Divided in mind, even whilst almost obsessed, Richard found no respite. At times he was disgusted with himself. What should he have to do with such people? It seemed to him at times that he had placed himself at the mercy of the unreason of two probably inexcusable and needlessly contentious peasants. Of course, he was not compelled to have anything to do with them. No matter what happened, he could refuse to stir, and even Ada scarcely could blame him.

But he knew only too well that he would feel obliged to redeem his words, or at least do his best to discover where the rights or wrongs of the matter lay. For once having begun any enterprise, he was fatally constituted to follow it through to finality. Otherwise he should have been far away at that moment.
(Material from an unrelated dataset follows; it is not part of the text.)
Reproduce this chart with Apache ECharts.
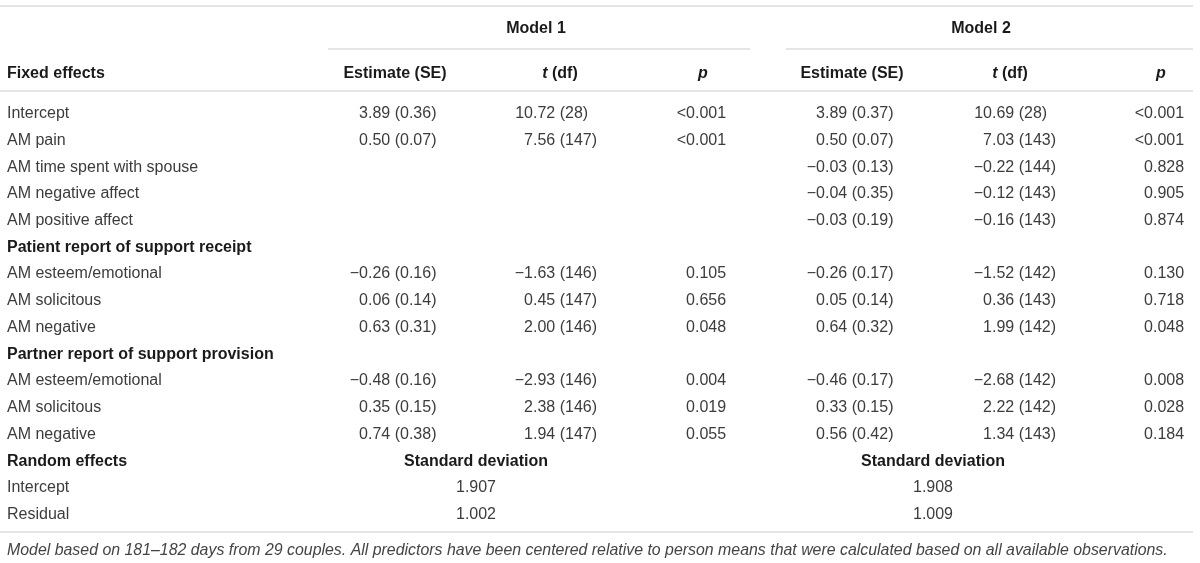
<!DOCTYPE html>
<html>
<head>
<meta charset="utf-8">
<script src="https://cdn.jsdelivr.net/npm/echarts@6/dist/echarts.min.js"></script>
<style>
  html, body { margin: 0; padding: 0; background: #fff; }
  #main { width: 1200px; height: 563px; }
</style>
</head>
<body>
<div id="main"></div>
<script>
// fixed effects rows (section rows have no values)
var fixedLabels = ['Intercept', 'AM pain', 'AM time spent with spouse', 'AM negative affect', 'AM positive affect',
  'Patient report of support receipt', 'AM esteem/emotional', 'AM solicitous', 'AM negative',
  'Partner report of support provision', 'AM esteem/emotional', 'AM solicitous', 'AM negative'];
var sectionLabels = ['Patient report of support receipt', 'Partner report of support provision', 'Random effects'];

var m1Estimate = ['3.89 (0.36)', '0.50 (0.07)', '', '', '', '', '−0.26 (0.16)', '0.06 (0.14)', '0.63 (0.31)', '', '−0.48 (0.16)', '0.35 (0.15)', '0.74 (0.38)'];
var m1T = ['10.72 (28)', '7.56 (147)', '', '', '', '', '−1.63 (146)', '0.45 (147)', '2.00 (146)', '', '−2.93 (146)', '2.38 (146)', '1.94 (147)'];
var m1P = ['<0.001', '<0.001', '', '', '', '', '0.105', '0.656', '0.048', '', '0.004', '0.019', '0.055'];
var m2Estimate = ['3.89 (0.37)', '0.50 (0.07)', '−0.03 (0.13)', '−0.04 (0.35)', '−0.03 (0.19)', '', '−0.26 (0.17)', '0.05 (0.14)', '0.64 (0.32)', '', '−0.46 (0.17)', '0.33 (0.15)', '0.56 (0.42)'];
var m2T = ['10.69 (28)', '7.03 (143)', '−0.22 (144)', '−0.12 (143)', '−0.16 (143)', '', '−1.52 (142)', '0.36 (143)', '1.99 (142)', '', '−2.68 (142)', '2.22 (142)', '1.34 (143)'];
var m2P = ['<0.001', '<0.001', '0.828', '0.905', '0.874', '', '0.130', '0.718', '0.048', '', '0.008', '0.028', '0.184'];

// random effects rows
var randomLabels = ['Random effects', 'Intercept', 'Residual'];
var sdModel1 = ['Standard deviation', '1.907', '1.002'];
var sdModel2 = ['Standard deviation', '1.908', '1.009'];

var modelTitles = ['Model 1', 'Model 2'];
var footnote = 'Model based on 181–182 days from 29 couples. All predictors have been centered relative to person means that were calculated based on all available observations.';

// layout (pixels)
var COL = { label: 7, m1Est: 368, m1T: 533, m1P: 695, m2Est: 825, m2T: 992, m2P: 1153, m1Sd: 476, m2Sd: 933 };
var HEAD = { m1Est: 395, m1T: 560, m1P: 703, m2Est: 852, m2T: 1010, m2P: 1161, m1Title: 536, m2Title: 981 };
var FONT = 'Liberation Sans';
var TEXT = '#3c3c3c';
var BOLD = '#1a1a1a';
var RULE = '#dcdcdc';

var rows = [];
fixedLabels.forEach(function (lab, i) {
  rows.push({ label: lab, cells: [
    ['m1Est', m1Estimate[i]], ['m1T', m1T[i]], ['m1P', m1P[i]],
    ['m2Est', m2Estimate[i]], ['m2T', m2T[i]], ['m2P', m2P[i]]
  ] });
});
randomLabels.forEach(function (lab, i) {
  rows.push({ label: lab, sd: [sdModel1[i], sdModel2[i]] });
});

function txt(x, y, s, align, bold) {
  return {
    type: 'text', x: x, y: y,
    style: { text: s, fill: bold ? BOLD : TEXT, fontFamily: FONT, fontSize: 16,
      fontWeight: bold ? 'bold' : 'normal', align: align, verticalAlign: 'middle' }
  };
}

function renderRow(params, api) {
  var i = params.dataIndex;
  var row = rows[i];
  var y = api.coord([0, i])[1];
  var xOf = function (v) { return api.coord([v, i])[0]; };
  var isSection = sectionLabels.indexOf(row.label) >= 0;
  var children = [txt(xOf(COL.label), y, row.label, 'left', isSection)];
  if (row.cells) {
    row.cells.forEach(function (c) {
      if (!c[1]) return;
      // align on the decimal point
      var k = c[1].indexOf('.');
      children.push(txt(xOf(COL[c[0]]), y, c[1].slice(0, k), 'right', false));
      children.push(txt(xOf(COL[c[0]]), y, c[1].slice(k), 'left', false));
    });
  }
  if (row.sd) {
    children.push(txt(xOf(COL.m1Sd), y, row.sd[0], 'center', isSection));
    children.push(txt(xOf(COL.m2Sd), y, row.sd[1], 'center', isSection));
  }
  return { type: 'group', children: children };
}

function headText(x, y, s) {
  return {
    type: 'text', x: x, y: y,
    style: {
      text: s, fill: BOLD, fontFamily: FONT, fontSize: 16, fontWeight: 'bold',
      align: 'center', verticalAlign: 'middle',
      rich: { i: { fontStyle: 'italic', fontWeight: 'bold', fontFamily: FONT, fontSize: 16, fill: BOLD } }
    }
  };
}
function rule(x1, x2, y) {
  return { type: 'line', shape: { x1: x1, y1: y, x2: x2, y2: y }, style: { stroke: RULE, lineWidth: 1.5 } };
}

var myChart = echarts.init(document.getElementById('main'));
var option = {
  animation: false,
  grid: { left: 0, right: 0, top: 100.3, bottom: 35 },
  xAxis: { type: 'value', min: 0, max: 1200, show: false },
  yAxis: { type: 'category', inverse: true, show: false, data: rows.map(function (r, i) { return i; }) },
  series: [{
    type: 'custom',
    renderItem: renderRow,
    data: rows.map(function (r, i) { return [0, i]; })
  }],
  graphic: [
    rule(0, 1193, 6),
    headText(HEAD.m1Title, 28.5, modelTitles[0]),
    headText(HEAD.m2Title, 28.5, modelTitles[1]),
    rule(328, 750, 49),
    rule(786, 1193, 49),
    { type: 'text', x: 7, y: 74, style: { text: 'Fixed effects', fill: BOLD, fontFamily: FONT, fontSize: 16, fontWeight: 'bold', align: 'left', verticalAlign: 'middle' } },
    headText(HEAD.m1Est, 74, 'Estimate (SE)'),
    headText(HEAD.m1T, 74, '{i|t} (df)'),
    headText(HEAD.m1P, 74, '{i|p}'),
    headText(HEAD.m2Est, 74, 'Estimate (SE)'),
    headText(HEAD.m2T, 74, '{i|t} (df)'),
    headText(HEAD.m2P, 74, '{i|p}'),
    rule(0, 1193, 91),
    rule(0, 1193, 532),
    { type: 'text', x: 7, y: 551, style: { text: footnote, fill: '#444', fontFamily: FONT, fontSize: 15.9, fontStyle: 'italic', align: 'left', verticalAlign: 'middle' } }
  ]
};
myChart.setOption(option);
</script>
</body>
</html>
Richard Milne’s dissatisfaction had spread to include all things without and within him; no longer was he simply rankling with the irony of the thwarted male. Every move he made drew him further into an irrelevant maze. He wondered whether it would not be just as wise to resort to extreme measures – elope with Ada Lethen, carry her off if necessary, or take himself away for ever. Yet, as he kept telling himself, he had only to think of the woman herself to know the futility of any course which might occur to him. It seemed that the perfections with which she had been endowed in his mind made part of her inaccessibility, so that he could not “think success,” in the locution of inspired commerce.

Yet it would have been the logical outcome of his earlier mood, intensified by its own momentum, or aggravated by any mere catastrophe, to take drastic measures. The night of that very day he had come to conclusions with Carson he had felt with elation that anything was possible. But that was past. He could do nothing, really, not even think effectually – but wait, and that not patiently. He was inclined to blame his own mind and hers, intricate mechanisms constructed for purposes futile, pathetically ridiculous and grandiose.